The Restatement sets forth the rule as follows: "The extent of an easement created by implication is to be inferred from the circumstances which exist at the time of the conveyance and give rise to the implication. Among these circumstances is the use which is being made of the dominant tenement at that time. Yet it does not follow that the use authorized is to be limited to such use as was required by the dominant tenement at that time. It is to be measured rather by such uses as the parties might reasonably have expected from the future uses of the dominant tenement. What the parties might reasonably have expected is to be ascertained from the circumstances existing at the time of the conveyance. It is to be assumed that they anticipated such uses as might reasonably be required by a normal development of the dominant tenement. It is not to be assumed, however, that they anticipated an abnormal development. Hence, the scope of an easement created by implication does not extend to uses required by such development." (Rest., Property, ยง 484, comment b.) [35 Cal. 2d 10]
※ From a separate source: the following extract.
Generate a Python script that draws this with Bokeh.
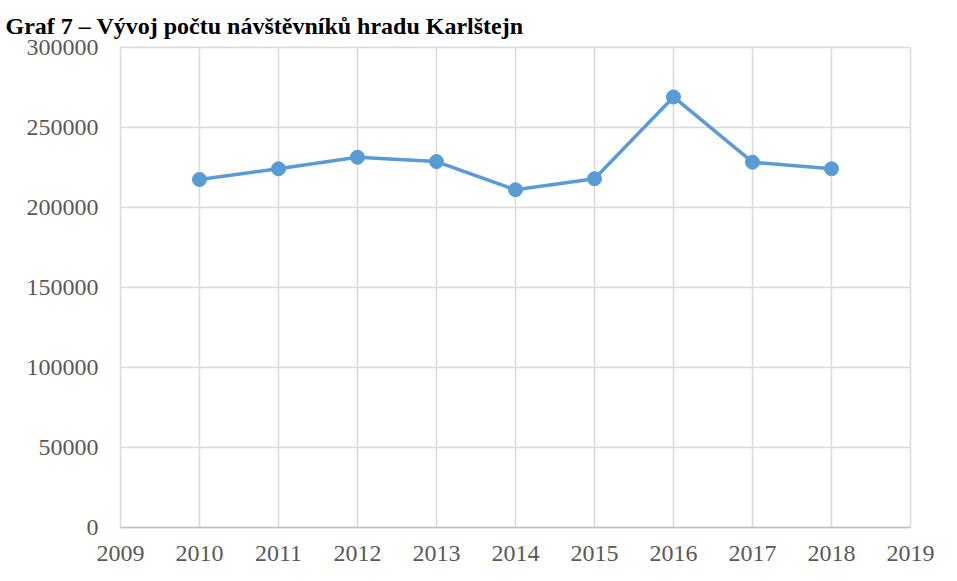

[5] Accordingly, in determining the intent of the parties as to the extent of the grantee's rights, we are of the opinion that consideration must be given not only to the actual uses being made at the time of the severance, but also to such uses as the facts and circumstances show were within the reasonable contemplation of the parties at the time of the conveyance. Under all of the circumstances existing at the time of severance in the present case, we cannot say as a matter of law that the use of the road for purposes connected with a private residence was not within the contemplation of the parties or that the trial court erred in failing to limit plaintiff's rights in the roadway to use thereof for agricultural purposes. If at some future date there is an improper extension of the burden on defendants' parcel, they may at that time seek appropriate relief. [6] The courts, however, are not required to anticipate an improper extension of such an easement and are not called upon to prohibit acts which do not appear to be threatened or likely to occur. (See De Haviland v. Warner Bros. Pictures, 67 Cal. App. 2d 225, 238 [153 P.2d 983]; Fairbanks v. Macready, 92 Cal. App. 156, 159 [267 P. 716, 268 P. 947].)

The judgment is affirmed.

Shenk, J., Edmonds, J., Carter, J., Traynor, J., Schauer, J., and Spence, J., concurred.